Thread: [SOLVED] Can't figure out this differentiation/chain rule problem:

1. [SOLVED] Can't figure out this differentiation/chain rule problem:

I've been taking lessons out of this Calc book I picked up (Thomas-Finney 9th Edition), and I've been doing decently. But I've come across these sets of problems that I just can't for the life of me figure out, since the book doesn't give any examples similar to them.

If anyone could help, I'd be very, very, very grateful. If possible, a detailed explanation would be great!

Find the derivative of the function:

y = x^2sin^4x + xcos^-2x (Note: It's the sine of x to the fourth power, just for clarification. Same with the cosine section.)

and..

y = 4/3[pi] sin3t + 4/5[pi] cos5t

By [pi] I mean 3.14...

2. First part of the first one: use product rule: d(uv)/dx = u dv/dx + v du/dx.

Put u = x^2 and v = sin^4 x

How to do sin^4 x: put z = sin x and use the chain rule: dy/dx = (dy/dz) (dz/dx).

The rest of the examples are further applications of the chain and product rule. The book should explain it fully.

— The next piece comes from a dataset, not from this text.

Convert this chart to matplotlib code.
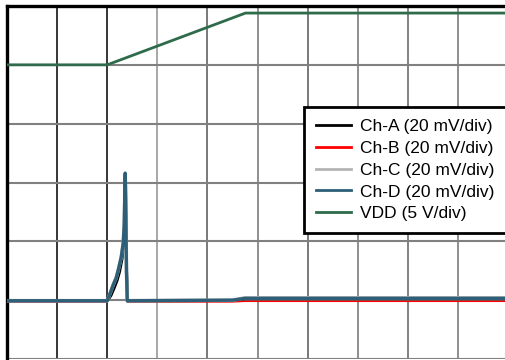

If you're wondering about the product rule, see where it's proved from first principles in the book (which I don't know but if it's any good it *must* have that in it).

3. That's what I've been trying to do, but the response I keep on getting isn't consistent with the one from the back of the book.

How I've been doing it:

y = x^2 sin^4 x + x cos^2 x (Basic problem)

I split the problem in two two parts, according to the rule that the derivative of (x+y) is x'+y':

First doing
y = x^2 sin^4 x

Applying the product rule of derivation:

y' = ((x^2)(sin^4 x)') + ((sin^4 x)(x^2)')
Product rule = d(uv)/dx = (u)dv/dx + (v)du/dx
Let u = x^2 Let v = sin^4 x

y' = (x^2((4sin^3 x)(cos x)) + ((sin^4 x)(2x))
Apply the chain rule to the first sin^4 x,
Chain rule: If y = f(g(x)), dy/dx = f'(g(x)) g'(x), with the added Inside-Out rule that the g(x) of the function f(g(x)) can be left untouched until later.
f(u) = u^4, g(x) = (sin x)

y' = (4x^2 sin^3 x cos x) + (2x sin^4 x)
Multiply together the requisite terms.

The second part =
y = x cos^2 x
y' = ((x)(2cos x)(-sinx)) + ((cos^2 x)(1))
y' = (-2xcos x sin x) + (cox^2 x)

Combining them:

y' = (4x^2sin^3 x cos x) + (2x sin^4 x) - (2xcos x sin x) + (cos^2 x)

I can't figure out what I did wrong.

The answer given was:

y' = 2x sin^4 + 4x^2 sin^3 x cos x + cos^-2 x + 2x cos^-3 x sin x

4. first part's okay, 2nd part you've been given x cos^-2 x but you're deriving x cos^2 x. RTQ.

5. D'oh! Thanks a lot. To those that come after me: make sure you write down the correct problem, kids!